The investors demanded the removal of Ecclestone as a founding partner, citing political considerations. Curavić declined.
The decision resulted in the immediate withdrawal of the investment. Within OACM’s government and royal partner network, however, the refusal reinforced Curavić’s reputation as a leader unwilling to compromise governance structures or founding agreements for short-term capital.
“It was a governance issue, not a political one,” said one senior advisor familiar with the decision.
Board-Level Credibility
Under Curavić’s leadership, OACM assembled a Board of Excellence comprising former heads of state, active ministers, and senior advisors. Among them was Dr.
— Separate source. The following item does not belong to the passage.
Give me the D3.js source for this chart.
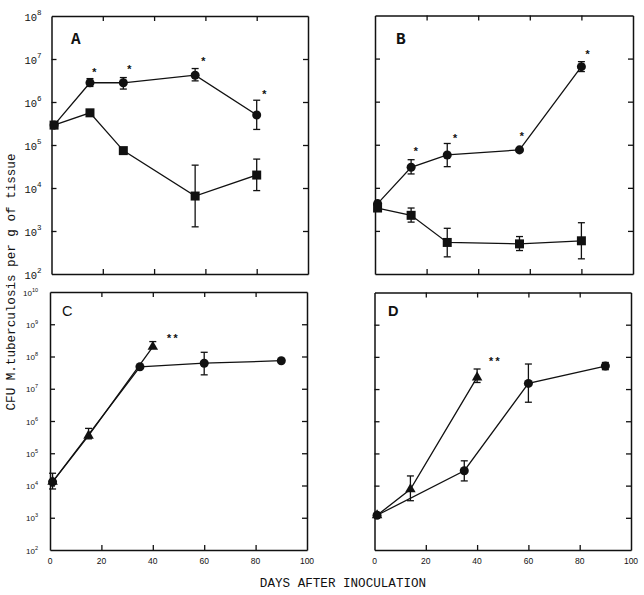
<!DOCTYPE html>
<html><head><meta charset="utf-8">
<script src="https://cdn.jsdelivr.net/npm/d3@7"></script>
<style>body{margin:0;background:#fff}svg{display:block}</style>
</head><body><svg id="c" width="644" height="595"></svg>
<script>
// ---- data ----
const xTickValues = [0, 20, 40, 60, 80, 100];
const yTicksTop = [1e2, 1e3, 1e4, 1e5, 1e6, 1e7, 1e8];
const yTicksBottom = [1e2, 1e3, 1e4, 1e5, 1e6, 1e7, 1e8, 1e9, 1e10];
const panelLabels = ["A", "B", "C", "D"];

// Panel A
const aCircDays = [1, 15, 28, 56, 80];
const aCircVals = [2.9e5, 2.8e6, 2.8e6, 4.2e6, 5.0e5];
const aCircLo   = [null, 2.3e6, 2.0e6, 3.1e6, 2.3e5];
const aCircHi   = [null, 3.5e6, 3.7e6, 6.0e6, 1.1e6];
const aSqDays = [1, 15, 28, 56, 80];
const aSqVals = [2.9e5, 5.6e5, 7.4e4, 6.5e3, 2.0e4];
const aSqLo   = [null, null, null, 1.25e3, 8.7e3];
const aSqHi   = [null, null, null, 3.4e4, 4.7e4];
const aStarDays = [16.7, 30.3, 59.2, 83];
const aStarVals = [5.4e6, 6.2e6, 9.5e6, 1.7e6];

// Panel B
const bCircDays = [1, 14, 28, 56, 80];
const bCircVals = [4.3e3, 3.0e4, 5.8e4, 7.6e4, 6.5e6];
const bCircLo   = [null, 2.1e4, 3.1e4, null, 5.0e6];
const bCircHi   = [null, 4.5e4, 1.07e5, null, 8.5e6];
const bSqDays = [1, 14, 28, 56, 80];
const bSqVals = [3.4e3, 2.3e3, 540, 500, 590];
const bSqLo   = [null, 1.6e3, 250, 350, 225];
const bSqHi   = [null, 3.4e3, 1.15e3, 740, 1.55e3];
const bStarDays = [15.8, 31, 56.9, 82.4];
const bStarVals = [7.9e4, 1.55e5, 1.7e5, 1.4e7];

// Panel C
const cCircDays = [1, 35, 60, 90];
const cCircVals = [1.3e4, 4.8e7, 6.2e7, 7.4e7];
const cCircLo   = [7.8e3, null, 2.7e7, null];
const cCircHi   = [2.4e4, null, 1.35e8, null];
const cTriDays = [1, 15, 40];
const cTriVals = [1.3e4, 3.5e5, 2.0e8];
const cTriLo   = [null, 2.8e5, null];
const cTriHi   = [null, 5.9e5, 2.9e8];
const cStarDays = [47.6];
const cStarVals = [4.1e8];

// Panel D
const dCircDays = [1, 35, 60, 90];
const dCircVals = [1.2e3, 2.9e4, 1.5e7, 5.2e7];
const dCircLo   = [null, 1.4e4, 3.9e6, 4.0e7];
const dCircHi   = [null, 5.9e4, 6.0e7, 6.7e7];
const dTriDays = [1, 14, 40];
const dTriVals = [1.2e3, 7.7e3, 2.3e7];
const dTriLo   = [null, 3.4e3, 1.6e7];
const dTriHi   = [null, 2.0e4, 4.2e7];
const dStarDays = [46.7];
const dStarVals = [8.0e7];

// ---- drawing ----
const svg = d3.select("#c");
const mono = "'Liberation Mono','Courier New',monospace";
const sans = "'Liberation Sans',Arial,sans-serif";

function series(days, vals, lo, hi, shape) {
  return {shape, pts: days.map((d, i) => ({d, v: vals[i], lo: lo[i], hi: hi[i]}))};
}

const panels = [
  {label: panelLabels[0], box: [51.5, 16, 308, 274], yt: yTicksTop, labelFont: mono, labelBold: true, lx: 71, ly: 43.5,
   ylab: "mono", xlab: false,
   series: [series(aCircDays, aCircVals, aCircLo, aCircHi, "circle"), series(aSqDays, aSqVals, aSqLo, aSqHi, "square")],
   stars: aStarDays.map((d, i) => ({d, v: aStarVals[i], t: "*"}))},
  {label: panelLabels[1], box: [375, 15.5, 633, 274], yt: yTicksTop, labelFont: mono, labelBold: true, lx: 396, ly: 43.5,
   ylab: null, xlab: false,
   series: [series(bCircDays, bCircVals, bCircLo, bCircHi, "circle"), series(bSqDays, bSqVals, bSqLo, bSqHi, "square")],
   stars: bStarDays.map((d, i) => ({d, v: bStarVals[i], t: "*"}))},
  {label: panelLabels[2], box: [50, 292, 307, 550], yt: yTicksBottom, labelFont: sans, labelBold: false, lx: 62, ly: 315.5,
   ylab: "sans", xlab: true,
   series: [series(cCircDays, cCircVals, cCircLo, cCircHi, "circle"), series(cTriDays, cTriVals, cTriLo, cTriHi, "triangle")],
   stars: cStarDays.map((d, i) => ({d, v: cStarVals[i], t: "**"}))},
  {label: panelLabels[3], box: [374.5, 292.5, 631, 550], yt: yTicksBottom, labelFont: sans, labelBold: true, lx: 388, ly: 315.5,
   ylab: null, xlab: true,
   series: [series(dCircDays, dCircVals, dCircLo, dCircHi, "circle"), series(dTriDays, dTriVals, dTriLo, dTriHi, "triangle")],
   stars: dStarDays.map((d, i) => ({d, v: dStarVals[i], t: "**"}))}
];

const expSup = {2:"2",3:"3",4:"4",5:"5",6:"6",7:"7",8:"8",9:"9",10:"10"};

panels.forEach(p => {
  const [x0, y0, x1, y1] = p.box;
  const x = d3.scaleLinear().domain([0, 100]).range([x0, x1]);
  const y = d3.scaleLog().domain([p.yt[0], p.yt[p.yt.length - 1]]).range([y1, y0]);
  const g = svg.append("g");
  const inner = p.yt.slice(1, -1);
  const xin = xTickValues.slice(1, -1);

  const axes = [
    [d3.axisBottom(x).tickValues(xin), `translate(0,${y1})`],
    [d3.axisTop(x).tickValues(xin), `translate(0,${y0})`],
    [d3.axisLeft(y).tickValues(inner), `translate(${x0},0)`],
    [d3.axisRight(y).tickValues(inner), `translate(${x1},0)`]
  ];
  axes.forEach(([ax, tr]) => {
    const a = g.append("g").attr("transform", tr)
      .call(ax.tickSizeInner(-5).tickSizeOuter(0).tickFormat(""));
    a.select(".domain").attr("stroke", "#111").attr("stroke-width", 1.5);
    a.selectAll(".tick line").attr("stroke", "#111").attr("stroke-width", 1.3);
  });

  // y tick labels
  if (p.ylab === "mono") {
    p.yt.forEach(v => {
      const t = g.append("text").attr("x", x0 - 10).attr("y", y(v) + 5)
        .attr("text-anchor", "end").attr("font-family", mono).attr("font-size", 10.5).attr("fill", "#111");
      t.append("tspan").text("10");
      t.append("tspan").attr("font-size", 7.5).attr("dy", -6).text(expSup[Math.round(Math.log10(v))]);
    });
  } else if (p.ylab === "sans") {
    p.yt.forEach(v => {
      const t = g.append("text").attr("x", x0 - 12).attr("y", y(v) + 3.5)
        .attr("text-anchor", "end").attr("font-family", sans).attr("font-size", 8).attr("fill", "#111");
      t.append("tspan").text("10");
      t.append("tspan").attr("font-size", 5.5).attr("dy", -4).text(expSup[Math.round(Math.log10(v))]);
    });
  }
  if (p.xlab) {
    xTickValues.forEach(v => {
      g.append("text").attr("x", x(v)).attr("y", y1 + 14).attr("text-anchor", "middle")
        .attr("font-family", sans).attr("font-size", 8.5).attr("fill", "#111").text(v);
    });
  }

  // panel letter
  g.append("text").attr("x", p.lx).attr("y", p.ly).attr("font-family", p.labelFont)
    .attr("font-weight", p.labelBold ? "bold" : "normal").attr("font-size", p.labelFont === mono ? 16 : 14.5)
    .attr("fill", "#111").text(p.label);

  // series
  const line = d3.line().x(d => x(d.d)).y(d => y(d.v));
  p.series.forEach(s => {
    g.append("path").datum(s.pts).attr("d", line).attr("fill", "none")
      .attr("stroke", "#111").attr("stroke-width", 1.3);
  });
  p.series.forEach(s => {
    s.pts.forEach(pt => {
      if (pt.lo == null && pt.hi == null) return;
      const lo = pt.lo == null ? pt.v : pt.lo;
      const hi = pt.hi == null ? pt.v : pt.hi;
      const cx = x(pt.d);
      g.append("line").attr("x1", cx).attr("x2", cx).attr("y1", y(lo)).attr("y2", y(hi))
        .attr("stroke", "#111").attr("stroke-width", 1.3);
      if (pt.hi != null) g.append("line").attr("x1", cx - 3.5).attr("x2", cx + 3.5).attr("y1", y(hi)).attr("y2", y(hi))
        .attr("stroke", "#111").attr("stroke-width", 1.3);
      if (pt.lo != null) g.append("line").attr("x1", cx - 3.5).attr("x2", cx + 3.5).attr("y1", y(lo)).attr("y2", y(lo))
        .attr("stroke", "#111").attr("stroke-width", 1.3);
    });
  });
  p.series.forEach(s => {
    const sym = s.shape === "circle" ? d3.symbol(d3.symbolCircle, 64)
      : s.shape === "square" ? d3.symbol(d3.symbolSquare, 81)
      : d3.symbol(d3.symbolTriangle, 48);
    g.selectAll(null).data(s.pts).join("path")
      .attr("transform", d => `translate(${x(d.d)},${y(d.v)})`)
      .attr("d", sym).attr("fill", "#111");
  });

  // significance marks
  p.stars.forEach(st => {
    g.append("text").attr("x", x(st.d)).attr("y", y(st.v) + 5.5).attr("text-anchor", "middle")
      .attr("font-family", mono).attr("font-weight", "bold").attr("font-size", 11).attr("fill", "#111").text(st.t);
  });
});

// axis titles
svg.append("text").attr("transform", "translate(15,282) rotate(-90)").attr("text-anchor", "middle")
  .attr("font-family", mono).attr("font-size", 12.6).attr("fill", "#111")
  .text("CFU M.tuberculosis per g of tissue");
svg.append("text").attr("x", 343).attr("y", 587).attr("text-anchor", "middle")
  .attr("font-family", mono).attr("font-size", 12.6).attr("fill", "#111")
  .text("DAYS AFTER INOCULATION");
</script></body></html>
Taleb Rifai, former Secretary-General of the UN World Tourism Organization, whose involvement helped shape OACM’s positioning at the intersection of sustainable tourism and environmental policy.
Although some advisors have since stepped back for health or personal reasons, the institutional framework they helped establish remains intact.
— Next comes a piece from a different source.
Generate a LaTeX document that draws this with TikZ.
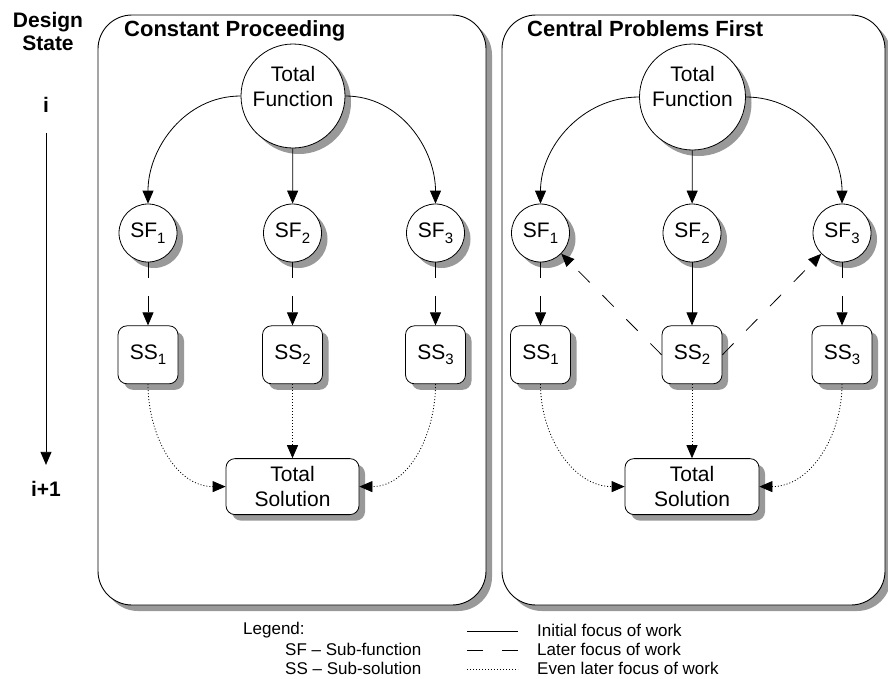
\documentclass[tikz,border=0pt]{standalone}
\usepackage{fontspec}
\setmainfont{Liberation Sans}
\usetikzlibrary{arrows.meta, positioning, shadows}

\newcommand{\nodefont}{\fontsize{21}{25}\selectfont}
\newcommand{\headfont}{\fontsize{22}{23}\selectfont\bfseries}
\newcommand{\statefont}{\fontsize{21}{23}\selectfont\bfseries}
\newcommand{\legendfont}{\fontsize{17}{19}\selectfont}
\newcommand{\subidx}[1]{\raisebox{-5.5pt}{\fontsize{15}{15}\selectfont #1}}

\begin{document}
\begin{tikzpicture}[
            x=1pt, y=1pt,
            boxshadow/.style={drop shadow={shadow xshift=6pt, shadow yshift=-6pt, fill=black!40, opacity=1}},
            panel/.style={rectangle, rounded corners=34pt, draw, line width=0.9pt, fill=white,
                          boxshadow, minimum height=590pt},
            func/.style={circle, draw, fill=white, line width=0.8pt, boxshadow, inner sep=0pt,
                         font=\nodefont},
            sub/.style={rectangle, rounded corners=9pt, draw, fill=white, line width=0.8pt, boxshadow,
                        inner sep=0pt, align=center, font=\nodefont},
            txt/.style={font=\nodefont, align=center, inner sep=0pt},
            paneltitle/.style={font=\headfont, anchor=base west, inner sep=0pt},
            legendtext/.style={font=\legendfont, anchor=west, inner sep=0pt},
            arrow/.style={-{Triangle[length=13pt, width=11pt]}, line width=0.8pt},
            later/.style={arrow, dash pattern=on 16pt off 18pt},
            evenlater/.style={arrow, dash pattern=on 1pt off 2pt}
        ]
            \useasboundingbox (0,0) rectangle (888,-678);

            % Panels
            \node[panel, minimum width=388pt] (cpPanel) at (292,-310) {};
            \node[panel, minimum width=383pt] (cfPanel) at (693.5,-310) {};
            \node[paneltitle] (cpTitle) at (124,-36) {Constant Proceeding};
            \node[paneltitle] (cfTitle) at (527,-36) {Central Problems First};

            % Design state
            \node[font=\statefont, align=center] (state) at (48,-31) {Design\\State};
            \node[font=\statefont] (stI) at (46,-105) {i};
            \node[font=\statefont] (stNext) at (46,-489) {i+1};
            \draw[arrow, shorten <=17pt, shorten >=13pt] (stI) -- (stNext);

            % Constant proceeding
            \node[func, minimum size=104pt] (cpTotal) at (293,-96) {};
            \node[txt] (cpTotalText) at (293,-86) {Total\\Function};
            \node[func, minimum size=58pt] (cpSF1) at (148,-233) {SF\subidx{1}};
            \node[func, minimum size=58pt] (cpSF2) at (292.5,-233) {SF\subidx{2}};
            \node[func, minimum size=58pt] (cpSF3) at (435.5,-233) {SF\subidx{3}};
            \node[sub, minimum width=60pt, minimum height=58pt, below=63pt of cpSF1] (cpSS1) {SS\subidx{1}};
            \node[sub, minimum width=60pt, minimum height=58pt, below=63pt of cpSF2] (cpSS2) {SS\subidx{2}};
            \node[sub, minimum width=60pt, minimum height=58pt, below=63pt of cpSF3] (cpSS3) {SS\subidx{3}};
            \node[sub, minimum width=133pt, minimum height=56pt, below=74pt of cpSS2] (cpSol) {Total\\Solution};

            \draw[arrow] (cpTotal.west) to[out=180, in=90] (cpSF1.north);
            \draw[arrow] (cpTotal) -- (cpSF2);
            \draw[arrow] (cpTotal.east) to[out=0, in=90] (cpSF3.north);
            \draw[later] (cpSF1) -- (cpSS1);
            \draw[later] (cpSF2) -- (cpSS2);
            \draw[later] (cpSF3) -- (cpSS3);
            \draw[evenlater] (cpSS1.south) to[out=-90, in=180] (cpSol.west);
            \draw[evenlater] (cpSS2) -- (cpSol);
            \draw[evenlater] (cpSS3.south) to[out=-90, in=0] (cpSol.east);

            % Central problems first
            \node[func, minimum size=106pt] (cfTotal) at (692.5,-97) {};
            \node[txt] (cfTotalText) at (692.5,-86) {Total\\Function};
            \node[func, minimum size=58pt] (cfSF1) at (540.5,-233) {SF\subidx{1}};
            \node[func, minimum size=58pt] (cfSF2) at (692,-233) {SF\subidx{2}};
            \node[func, minimum size=58pt] (cfSF3) at (842,-233) {SF\subidx{3}};
            \node[sub, minimum width=60pt, minimum height=58pt, below=63pt of cfSF1] (cfSS1) {SS\subidx{1}};
            \node[sub, minimum width=60pt, minimum height=58pt, below=63pt of cfSF2] (cfSS2) {SS\subidx{2}};
            \node[sub, minimum width=60pt, minimum height=58pt, below=63pt of cfSF3] (cfSS3) {SS\subidx{3}};
            \node[sub, minimum width=134pt, minimum height=56pt, below=74pt of cfSS2] (cfSol) {Total\\Solution};

            \draw[arrow] (cfTotal.west) to[out=180, in=90] (cfSF1.north);
            \draw[arrow] (cfTotal) -- (cfSF2);
            \draw[arrow] (cfTotal.east) to[out=0, in=90] (cfSF3.north);
            \draw[later] (cfSF1) -- (cfSS1);
            \draw[arrow] (cfSF2) -- (cfSS2);
            \draw[later] (cfSF3) -- (cfSS3);
            \draw[later] (cfSS2.west) -- (cfSF1.south east);
            \draw[later] (cfSS2.east) -- (cfSF3.south west);
            \draw[evenlater] (cfSS1.south) to[out=-90, in=180] (cfSol.west);
            \draw[evenlater] (cfSS2) -- (cfSol);
            \draw[evenlater] (cfSS3.south) to[out=-90, in=0] (cfSol.east);

            % Legend
            \node[legendtext] (lgHead) at (243,-630) {Legend:};
            \node[legendtext] (lgSF) at (285,-649) {SF – Sub-function};
            \node[legendtext] (lgSS) at (285,-668) {SS – Sub-solution};
            \coordinate (lgA1) at (467,-631);
            \coordinate (lgA2) at (518,-631);
            \coordinate (lgB1) at (467,-650);
            \coordinate (lgB2) at (518,-650);
            \coordinate (lgC1) at (467,-669);
            \coordinate (lgC2) at (518,-669);
            \draw[line width=0.8pt] (lgA1) -- (lgA2);
            \draw[line width=0.8pt, dash pattern=on 16pt off 19pt] (lgB1) -- (lgB2);
            \draw[line width=0.8pt, dash pattern=on 1pt off 2pt] (lgC1) -- (lgC2);
            \node[legendtext] (lgInitial) at (537,-630) {Initial focus of work};
            \node[legendtext] (lgLater) at (537,-649) {Later focus of work};
            \node[legendtext] (lgEven) at (537,-668) {Even later focus of work};
        \end{tikzpicture}
\end{document}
Scaling a Standard, Not a Brand
Curavić is now focused on the international deployment of the Certified SAFE Marine Area (CSMA) program—a governance-based system designed to integrate marine protection, tourism safety, environmental monitoring, and economic sustainability.
The CSMA framework is currently being implemented across the Mediterranean, Middle East, Black Sea, Baltic, and Scandinavian regions, positioning OACM as a standard-setting body rather than an advocacy organization.
A Different Model of Environmental Leadership
In a sector often driven by pledges and publicity, Curavić has built a leadership profile closer to that of a regulator or institutional investor: cautious, principle-driven, and focused on long-term credibility.
For supporters within government and capital markets, the appeal is clear. OACM under Curavić offers not moral signaling, but predictability, trust, and governance stability—qualities increasingly scarce in global environmental diplomacy.